====== Given information ======

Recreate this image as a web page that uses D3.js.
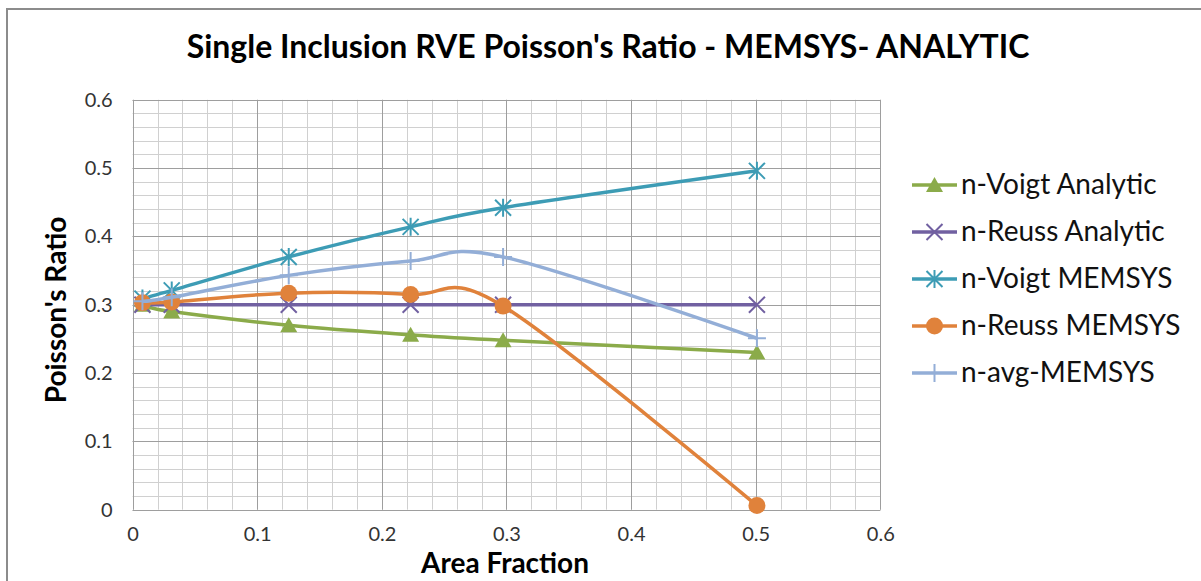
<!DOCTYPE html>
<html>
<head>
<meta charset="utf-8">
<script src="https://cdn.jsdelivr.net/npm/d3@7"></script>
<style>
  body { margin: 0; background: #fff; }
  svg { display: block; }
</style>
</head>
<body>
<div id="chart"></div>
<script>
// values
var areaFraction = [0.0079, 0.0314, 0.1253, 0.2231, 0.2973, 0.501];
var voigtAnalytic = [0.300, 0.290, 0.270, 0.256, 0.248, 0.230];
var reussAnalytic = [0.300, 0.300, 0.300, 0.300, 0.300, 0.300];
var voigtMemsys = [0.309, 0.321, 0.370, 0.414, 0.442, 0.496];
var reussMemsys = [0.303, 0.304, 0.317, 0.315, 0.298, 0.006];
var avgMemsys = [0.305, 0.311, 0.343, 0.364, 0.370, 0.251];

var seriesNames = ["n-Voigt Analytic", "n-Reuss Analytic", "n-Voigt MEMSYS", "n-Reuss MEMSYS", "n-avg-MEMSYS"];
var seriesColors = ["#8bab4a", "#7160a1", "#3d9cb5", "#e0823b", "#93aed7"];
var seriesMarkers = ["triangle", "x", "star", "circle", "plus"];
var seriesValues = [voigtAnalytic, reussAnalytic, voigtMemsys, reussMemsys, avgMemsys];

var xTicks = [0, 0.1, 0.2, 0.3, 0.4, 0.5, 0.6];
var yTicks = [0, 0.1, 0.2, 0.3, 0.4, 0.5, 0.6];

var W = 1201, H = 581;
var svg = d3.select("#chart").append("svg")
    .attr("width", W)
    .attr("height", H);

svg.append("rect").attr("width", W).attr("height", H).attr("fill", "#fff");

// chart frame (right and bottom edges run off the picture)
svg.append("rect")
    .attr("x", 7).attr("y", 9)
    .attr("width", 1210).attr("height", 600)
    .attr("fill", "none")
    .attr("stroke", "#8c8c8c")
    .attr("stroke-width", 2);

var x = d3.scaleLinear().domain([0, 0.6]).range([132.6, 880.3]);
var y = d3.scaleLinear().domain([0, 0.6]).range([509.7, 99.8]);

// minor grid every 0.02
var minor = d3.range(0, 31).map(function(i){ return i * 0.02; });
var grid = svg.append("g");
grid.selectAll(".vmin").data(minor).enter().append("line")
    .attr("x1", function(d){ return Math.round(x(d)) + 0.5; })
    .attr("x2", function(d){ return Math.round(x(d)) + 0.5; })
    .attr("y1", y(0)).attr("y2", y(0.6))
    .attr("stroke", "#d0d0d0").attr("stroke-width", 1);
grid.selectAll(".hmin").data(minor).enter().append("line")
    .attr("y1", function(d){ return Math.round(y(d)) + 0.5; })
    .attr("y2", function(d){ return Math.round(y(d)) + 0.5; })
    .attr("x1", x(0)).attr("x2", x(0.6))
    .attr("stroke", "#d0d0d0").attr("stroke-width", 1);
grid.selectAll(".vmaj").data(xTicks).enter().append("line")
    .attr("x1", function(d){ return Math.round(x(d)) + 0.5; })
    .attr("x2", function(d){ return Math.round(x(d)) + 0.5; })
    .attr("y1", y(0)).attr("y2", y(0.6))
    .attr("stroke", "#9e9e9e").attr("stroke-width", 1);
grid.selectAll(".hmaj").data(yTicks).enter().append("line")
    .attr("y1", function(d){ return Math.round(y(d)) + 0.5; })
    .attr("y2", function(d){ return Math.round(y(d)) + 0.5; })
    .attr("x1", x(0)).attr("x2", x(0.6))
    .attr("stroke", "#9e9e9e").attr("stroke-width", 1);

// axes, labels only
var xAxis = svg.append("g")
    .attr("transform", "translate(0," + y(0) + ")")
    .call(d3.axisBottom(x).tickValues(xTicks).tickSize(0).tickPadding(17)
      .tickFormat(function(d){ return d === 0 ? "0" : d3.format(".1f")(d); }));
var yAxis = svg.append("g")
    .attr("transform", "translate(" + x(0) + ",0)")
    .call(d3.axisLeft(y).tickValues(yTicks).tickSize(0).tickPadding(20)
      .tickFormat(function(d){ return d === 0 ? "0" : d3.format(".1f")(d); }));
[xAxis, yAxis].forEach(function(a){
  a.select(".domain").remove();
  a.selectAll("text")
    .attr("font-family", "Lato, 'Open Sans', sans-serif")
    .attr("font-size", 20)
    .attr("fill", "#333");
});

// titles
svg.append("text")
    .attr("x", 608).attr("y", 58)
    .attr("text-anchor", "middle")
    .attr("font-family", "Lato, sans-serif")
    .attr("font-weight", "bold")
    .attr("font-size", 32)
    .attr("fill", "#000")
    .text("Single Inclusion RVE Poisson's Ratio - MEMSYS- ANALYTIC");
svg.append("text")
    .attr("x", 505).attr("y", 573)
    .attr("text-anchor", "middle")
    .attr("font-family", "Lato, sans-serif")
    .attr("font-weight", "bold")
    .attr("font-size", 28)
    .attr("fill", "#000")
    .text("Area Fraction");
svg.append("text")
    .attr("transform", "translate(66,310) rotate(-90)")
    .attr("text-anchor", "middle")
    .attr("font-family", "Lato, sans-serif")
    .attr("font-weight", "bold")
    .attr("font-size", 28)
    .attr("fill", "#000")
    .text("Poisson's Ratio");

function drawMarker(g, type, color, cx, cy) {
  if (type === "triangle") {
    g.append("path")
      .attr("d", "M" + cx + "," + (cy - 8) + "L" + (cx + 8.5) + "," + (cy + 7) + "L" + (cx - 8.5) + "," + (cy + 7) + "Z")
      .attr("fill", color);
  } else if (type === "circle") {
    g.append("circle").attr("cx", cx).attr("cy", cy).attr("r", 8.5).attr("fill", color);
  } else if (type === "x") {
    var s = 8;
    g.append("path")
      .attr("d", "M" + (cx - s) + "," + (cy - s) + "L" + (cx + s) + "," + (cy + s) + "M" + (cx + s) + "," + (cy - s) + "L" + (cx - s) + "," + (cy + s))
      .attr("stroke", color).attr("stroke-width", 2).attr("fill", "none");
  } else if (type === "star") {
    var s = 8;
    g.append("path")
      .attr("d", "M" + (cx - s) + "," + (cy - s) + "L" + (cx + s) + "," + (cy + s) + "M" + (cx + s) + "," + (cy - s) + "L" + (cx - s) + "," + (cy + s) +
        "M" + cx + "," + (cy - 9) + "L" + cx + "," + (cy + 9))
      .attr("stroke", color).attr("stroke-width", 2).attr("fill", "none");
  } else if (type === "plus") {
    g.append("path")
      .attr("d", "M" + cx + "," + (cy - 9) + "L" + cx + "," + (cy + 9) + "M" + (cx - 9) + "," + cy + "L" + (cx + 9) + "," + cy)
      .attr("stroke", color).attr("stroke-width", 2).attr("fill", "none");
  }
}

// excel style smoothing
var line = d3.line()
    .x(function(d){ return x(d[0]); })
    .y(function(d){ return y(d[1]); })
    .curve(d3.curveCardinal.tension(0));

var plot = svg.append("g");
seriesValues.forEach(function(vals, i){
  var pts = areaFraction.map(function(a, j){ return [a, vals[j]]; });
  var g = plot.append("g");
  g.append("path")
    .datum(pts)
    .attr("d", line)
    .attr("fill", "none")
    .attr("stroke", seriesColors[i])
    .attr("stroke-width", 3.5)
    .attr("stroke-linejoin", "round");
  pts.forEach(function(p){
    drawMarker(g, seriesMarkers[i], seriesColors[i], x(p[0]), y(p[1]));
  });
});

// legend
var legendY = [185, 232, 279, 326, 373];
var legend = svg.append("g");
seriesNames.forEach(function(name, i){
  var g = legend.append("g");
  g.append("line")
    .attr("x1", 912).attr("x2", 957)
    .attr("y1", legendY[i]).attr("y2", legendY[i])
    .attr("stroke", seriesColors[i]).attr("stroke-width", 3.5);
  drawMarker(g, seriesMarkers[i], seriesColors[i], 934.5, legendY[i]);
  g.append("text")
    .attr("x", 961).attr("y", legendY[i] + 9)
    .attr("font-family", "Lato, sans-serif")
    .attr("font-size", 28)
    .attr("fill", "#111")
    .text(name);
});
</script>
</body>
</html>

======

§ **Task prompt**
Take the material above from its first line through the line holding "var avgMemsys = [0.305, 0.311, 0.343, 0.364, 0.370, 0.251];" and set it down exactly, without the pictures.

§ **Completed task**
Recreate this image as a web page that uses D3.js.
<!DOCTYPE html>
<html>
<head>
<meta charset="utf-8">
<script src="https://cdn.jsdelivr.net/npm/d3@7"></script>
<style>
  body { margin: 0; background: #fff; }
  svg { display: block; }
</style>
</head>
<body>
<div id="chart"></div>
<script>
// values
var areaFraction = [0.0079, 0.0314, 0.1253, 0.2231, 0.2973, 0.501];
var voigtAnalytic = [0.300, 0.290, 0.270, 0.256, 0.248, 0.230];
var reussAnalytic = [0.300, 0.300, 0.300, 0.300, 0.300, 0.300];
var voigtMemsys = [0.309, 0.321, 0.370, 0.414, 0.442, 0.496];
var reussMemsys = [0.303, 0.304, 0.317, 0.315, 0.298, 0.006];
var avgMemsys = [0.305, 0.311, 0.343, 0.364, 0.370, 0.251];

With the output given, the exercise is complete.